Monday, 13 April 2015

DEAD SIMPLE by Peter James.
Nottingham Theatre Royal.

Here is one murder mystery/thriller that includes more twists and turns than a Big Dipper with one moment in the play that received a collective gasp which started the twists in motion.Adapted from Peter James' best selling novel by Shaun McKenna and wonderfully directed with Hitchcockian flair by Ian Talbot.

"Dead Simple" is the story of a stag night prank which goes tragically wrong after the stags placing the intended groom, Michael Harrison in a coffin and burying him, just for a laugh you understand, while they head off to a lap dancing club for an hour or two. Unfortunately for them, and Michael, the van they were driving is involved in a head on collision and they are all killed, leaving Michael with just the walkie talkie they gave him to contact them with, and no way of escape.

There is a ray of hope for Michael after a couple of days when the walkie talkie from the crashed van is answered by one Davy Wheeler. Infatuated by American police shows but having learning difficulties, Davy does not quite grasp the urgency of the situation, and afraid to tell his dad because he wasn't supposed to remove items from crash scenes, Michael's life hangs in the balance.

A brilliant cast which created a suffocating air of tension. Tina Hobley, looking gorgeous with those long legs which she puts to good use in a scene almost from a Sharon Stone film, is believable as the distraught bride to be, Ashley. Jamie Lomas is Michael Harrison, the multi millionaire property developer. They made a lovely couple, if only they could have made it to the altar!

Rik Makarem​ plays Michael's childhood friend, business partner and best man, Mark Warren, who had to miss out on the stag night, and all the shenanigans, after being called away on business in Leeds.

Michael Mckell is Ashleigh's Canadian uncle, over for the wedding, who decides to go back to Canada after discovering something may not be all it seems with his niece.

Marc Small (Detective Sergeant Branson) and Gray O Brien are the investigators on the case, Gray playing James' hero, Detective Superintendant Roy Grace, who get to the bottom of this twist laden thriller.

Josh Brown makes his professional theatre debut as Davey Wheeler. You would not have guessed that this was his debut because he is a very natural actor in a role that could have been played a little over the top, but wasn't and ended as a sympathetic portrayal of a young man with learning difficulties.

There's not one, or two but three relationships in this play that end up not being as straight forward as we would first think and they are not that obvious, which is why this play is as tense ridden as it is. Someone had a lot to gain from Michael being dead, but who?

You actually get the suffocating feeling of being in the coffin, and Peter James himself had himself incarcerated for a short while so that he could experience what it felt like. That is what you call drawing on experience for character driven writing.

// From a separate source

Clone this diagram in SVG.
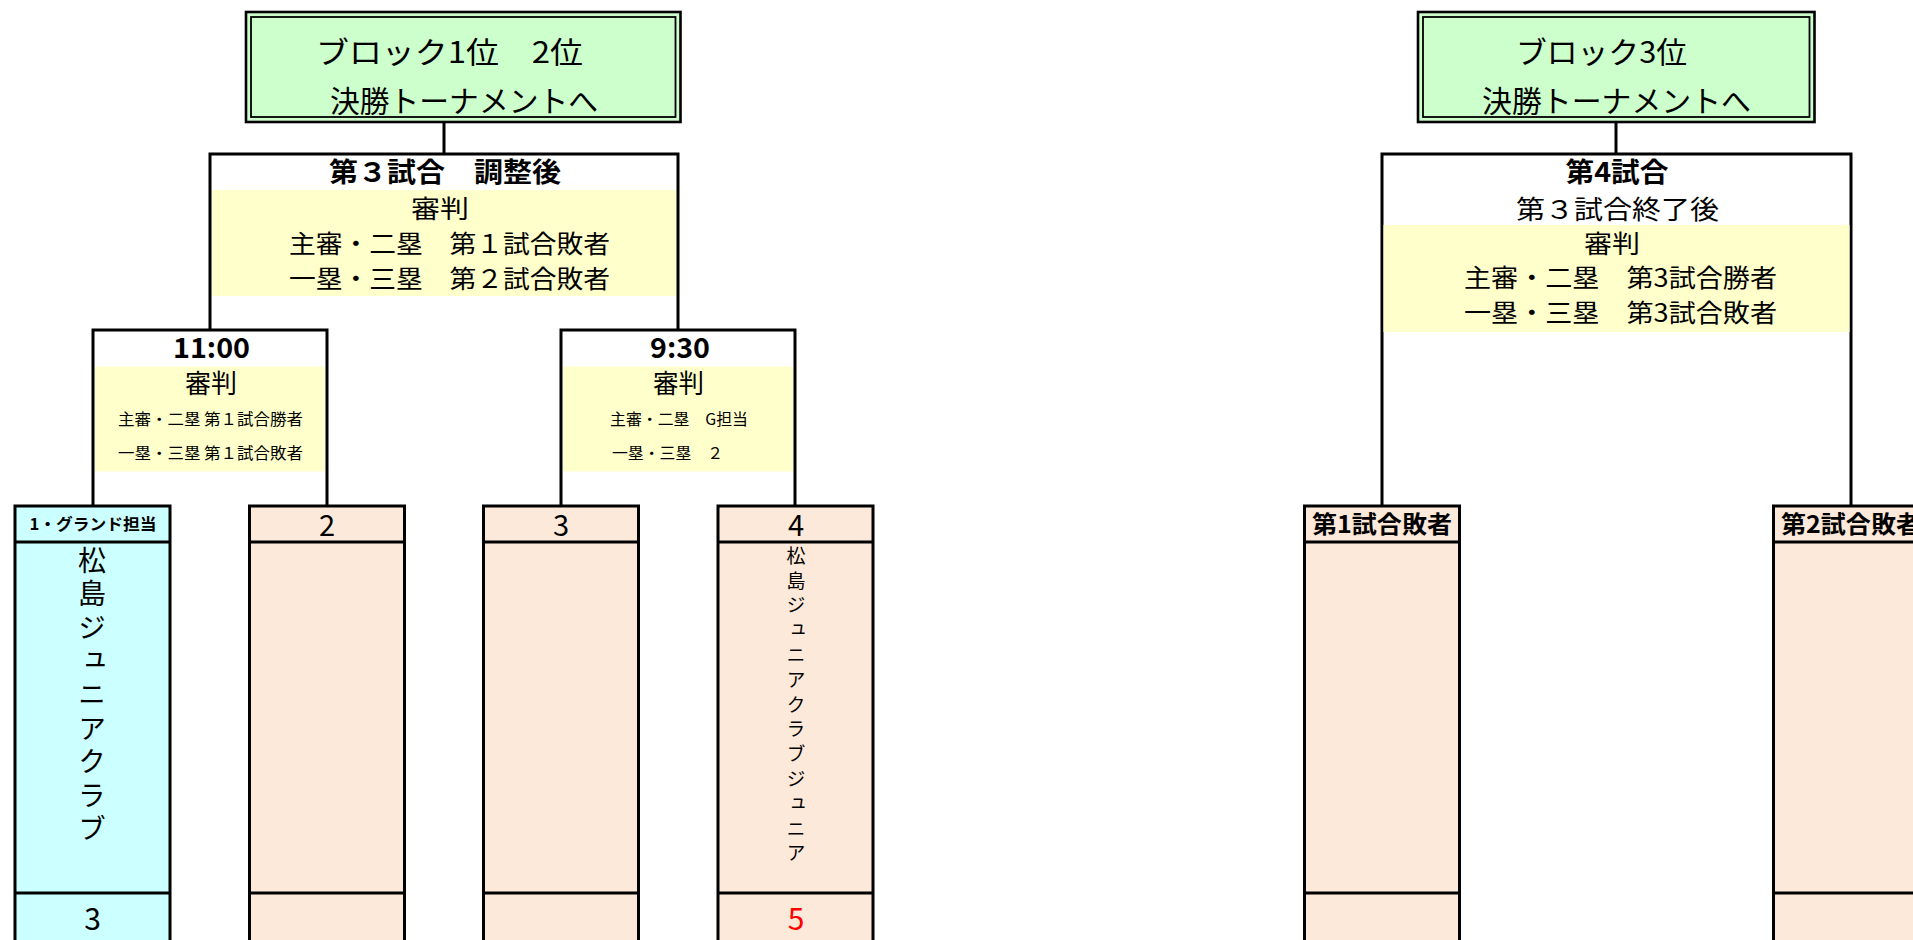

What can I say about the set designed by Michael Taylor? Separated into three sections, Ashley and Michael's apartment flat, Davey Wheeler's bedroom, which also doubled up into a couple of other minor settings, and a wonderful night time woodland setting, complete with car, where Michael was "buried". This section was raised above the stage so that you could then see the buried coffin in the ground and feel the claustrophobic atmosphere.

I love the little technical touches of this play which really made everything so real. Just little things like the mobile phones actually lighting up when they were ringing, This showed that a lot of effort had gone into the small things which can sometimes be forgotten. And what really bugs me is when someone is shot or stabbed and there is no blood, or it looks fake, well don't worry because there is blood which looks like the real thing and gore as well here.

If you like murder mysteries with plenty of twists, surprises and shocks, then you are going to love this very clever play. As good as anything Durbridge or Christie has done, but be prepared for one bit which will have you jump out of your skin.

Oh, and if you were wondering why the strange choice of title, then you'll have to wait for the very end, when it is revealed where the title came from.

"Dead Simple" is on at the Nottingham Theatre Royal until Saturday 18 April 2015.